06 February 2009

Shanghai Mystery

A few weeks ago, Chip Hauss mentioned that he and his wife were reading their ways through a series of mystery novels by Qui Xiaolong, and that they liked the books.

Qui Xiaolong [right] teaches Chinese literature at Washington University in St. Louis. He was born in Shanghai and has lived in the US since 1989. I'd guess he was a student here in June of '89 who chose not to return to China after the Tiananmen Square demonstrations and massacre.

When I couldn't find any of his books at any of the local libraries, I ordered his first novel, Death of a Red Heroine from Amazon.com (not to be confused with Minneapolis' Amazon Book Store).

I liked it.

It's an ambitious book for a murder mystery (well, actually, it's a police procedural if you want to be picky) -- over 450 pages long; set in Shanghai (familiar to the author, but an alien world to me); full of political and cultural references (that gave me new insights into the politics and society of China); featuring a self-observant protagonist who finds himself in a moral dilemma; and including a complex plot that is revealed bit by appropriate bit.

I suppose it's natural for such a long, involved story, but I did nearly lose interest a couple times along the way. But as I finished the book, I appreciated the changes of pace in the story telling.

The pictures of life in China are not pretty -- although Qiu manages to express pride in his homeland and describe nobility in the Chinese people, in spite of their poverty and hardships.

The main character, Chen, was a scholar of literature who has been assigned to be a cop. He's risen to the rank of Chief Inspector, just high enough in the system to rub elbows with Communist Party politics in serious ways. As Qui portrays it, life at that level is lot like life in a junior high school run by the popular and muscular students. Ugh!

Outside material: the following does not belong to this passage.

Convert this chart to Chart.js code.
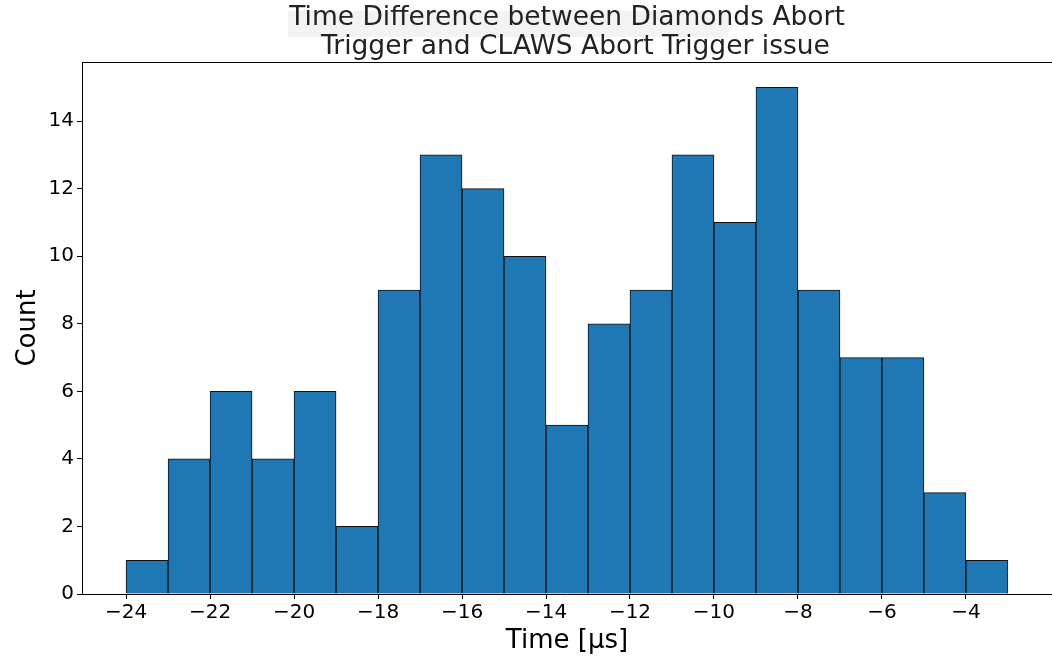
<!DOCTYPE html>
<html>
<head>
<meta charset="utf-8">
<script src="https://cdn.jsdelivr.net/npm/chart.js@4"></script>
<style>
  html, body { margin: 0; padding: 0; background: #fff; }
  #wrap { width: 1052px; height: 656px; }
</style>
</head>
<body>
<div id="wrap"><canvas id="chart"></canvas></div>
<script>
// histogram bins (left edge of each 1 µs bin) and counts
const binLeft = [-24, -23, -22, -21, -20, -19, -18, -17, -16, -15, -14, -13, -12, -11, -10, -9, -8, -7, -6, -5, -4];
const counts  = [1, 4, 6, 4, 6, 2, 9, 13, 12, 10, 5, 8, 9, 13, 11, 15, 9, 7, 7, 3, 1];
const xTicks = [-24, -22, -20, -18, -16, -14, -12, -10, -8, -6, -4];
const yTicks = [0, 2, 4, 6, 8, 10, 12, 14];
const titleLines = ['Time Difference between Diamonds Abort', '  Trigger and CLAWS Abort Trigger issue'];

const binWidth = 1;
const points = binLeft.map((x, i) => ({ x: x + binWidth / 2, y: counts[i] }));

// top spine + faint box behind first title line
const framePlugin = {
    id: 'frame',
    beforeDraw(chart) {
        const ctx = chart.ctx;
        ctx.save();
        ctx.fillStyle = '#f3f3f3';
        ctx.fillRect(288, 11, 440, 26);
        ctx.restore();
    },
    afterDraw(chart) {
        const a = chart.chartArea;
        const ctx = chart.ctx;
        ctx.save();
        ctx.strokeStyle = '#000';
        ctx.lineWidth = 1;
        ctx.beginPath();
        ctx.moveTo(a.left, a.top + 0.5);
        ctx.lineTo(a.right, a.top + 0.5);
        ctx.stroke();
        ctx.restore();
    }
};

const tickFont = { family: 'DejaVu Sans', size: 20 };

new Chart(document.getElementById('chart'), {
    type: 'bar',
    data: {
        datasets: [{
            data: points,
            backgroundColor: '#1f77b4',
            borderColor: '#111',
            borderWidth: 1,
            barPercentage: 1,
            categoryPercentage: 1
        }]
    },
    options: {
        responsive: true,
        maintainAspectRatio: false,
        animation: false,
        layout: { padding: { left: 0, right: 0, top: 0, bottom: 0 } },
        plugins: {
            legend: { display: false },
            tooltip: { enabled: false },
            title: {
                display: true,
                fullSize: false,
                text: titleLines,
                color: '#222',
                font: { family: 'DejaVu Sans', size: 26.5, weight: 'normal', lineHeight: 1.1 },
                padding: { top: 3.7, bottom: 0 }
            }
        },
        scales: {
            x: {
                type: 'linear',
                min: -25.05,
                max: -1.95,
                offset: false,
                grid: { display: true, drawOnChartArea: false, offset: false, drawTicks: true, tickLength: 5, tickColor: '#000' },
                border: { display: true, color: '#000', width: 1 },
                ticks: {
                    font: tickFont,
                    color: '#000',
                    padding: 2,
                    maxRotation: 0,
                    callback: v => (v < 0 ? '\u2212' + Math.abs(v) : '' + v)
                },
                afterBuildTicks: s => { s.ticks = xTicks.map(v => ({ value: v })); },
                afterFit: s => { s.height = 62; },
                title: {
                    display: true,
                    text: 'Time [\u03bcs]',
                    color: '#000',
                    font: { family: 'DejaVu Sans', size: 26, lineHeight: 1 },
                    padding: { top: 0, bottom: 2 }
                }
            },
            y: {
                min: 0,
                max: 15.75,
                grid: { display: true, drawOnChartArea: false, drawTicks: true, tickLength: 5, tickColor: '#000' },
                border: { display: true, color: '#000', width: 1 },
                ticks: { font: tickFont, color: '#000', padding: 3 },
                afterBuildTicks: s => { s.ticks = yTicks.map(v => ({ value: v })); },
                afterFit: s => { s.width = 82; },
                title: {
                    display: true,
                    text: 'Count',
                    color: '#000',
                    font: { family: 'DejaVu Sans', size: 26, lineHeight: 1.2 },
                    padding: { top: 13, bottom: 0 }
                }
            }
        }
    },
    plugins: [framePlugin]
});
</script>
</body>
</html>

Oh, and it's a romance. Chen has a complicated relationship with a married "girlfriend" and a romance he abandoned in Beijing for political reasons. (That romance plays a larger and larger role as the plot proceeds.)

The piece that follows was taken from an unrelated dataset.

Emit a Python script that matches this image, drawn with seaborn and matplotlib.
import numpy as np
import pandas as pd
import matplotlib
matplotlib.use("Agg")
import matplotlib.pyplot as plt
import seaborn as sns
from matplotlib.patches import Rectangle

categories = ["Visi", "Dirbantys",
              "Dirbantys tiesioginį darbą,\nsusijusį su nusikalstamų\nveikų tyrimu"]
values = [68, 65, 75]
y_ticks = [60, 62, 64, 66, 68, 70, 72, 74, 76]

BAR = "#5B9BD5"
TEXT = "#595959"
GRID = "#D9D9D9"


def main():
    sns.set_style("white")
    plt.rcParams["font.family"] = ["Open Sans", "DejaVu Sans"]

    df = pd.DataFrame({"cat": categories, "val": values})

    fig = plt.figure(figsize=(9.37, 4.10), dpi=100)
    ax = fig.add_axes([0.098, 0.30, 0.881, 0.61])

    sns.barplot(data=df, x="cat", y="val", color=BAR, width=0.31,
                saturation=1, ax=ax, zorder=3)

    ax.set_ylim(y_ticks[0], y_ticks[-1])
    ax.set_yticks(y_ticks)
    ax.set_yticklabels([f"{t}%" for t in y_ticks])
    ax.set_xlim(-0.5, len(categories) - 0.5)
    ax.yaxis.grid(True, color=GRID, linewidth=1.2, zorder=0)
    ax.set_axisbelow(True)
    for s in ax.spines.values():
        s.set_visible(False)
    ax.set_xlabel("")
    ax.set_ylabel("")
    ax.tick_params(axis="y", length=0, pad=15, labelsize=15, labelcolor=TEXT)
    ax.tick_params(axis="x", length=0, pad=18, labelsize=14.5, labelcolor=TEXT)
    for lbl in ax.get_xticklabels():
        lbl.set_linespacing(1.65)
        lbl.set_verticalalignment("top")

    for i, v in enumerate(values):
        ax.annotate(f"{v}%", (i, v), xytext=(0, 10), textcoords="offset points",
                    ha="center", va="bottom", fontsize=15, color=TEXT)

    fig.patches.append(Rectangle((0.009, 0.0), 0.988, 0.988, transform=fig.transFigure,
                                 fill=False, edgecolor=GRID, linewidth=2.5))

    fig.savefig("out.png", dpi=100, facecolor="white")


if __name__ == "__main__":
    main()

This is not just a story about finding evidence to solve a murder. It's also a story of the political education of Chief Inspector Chen, and it's the story of how Chen's moral dilemmas complicate his search for parallels with classic poets and the politics he learned in school.

I didn't just like this book. I liked it a lot.

If you read it, let us know what you think.

1 comment:

Chip Hauss said...

As Ken suggests, I've read all or most of the Inspector Chen novels. I also write about Chinese politics a bit, and these are great books for that.

Readers should also consider Jennifer 8 Lee (yes her middle name is 8 and means beautiful) Fortune Cookie Chronicles which is more about Chinese American culture. Lee is a reporter and blogger at the NY Times.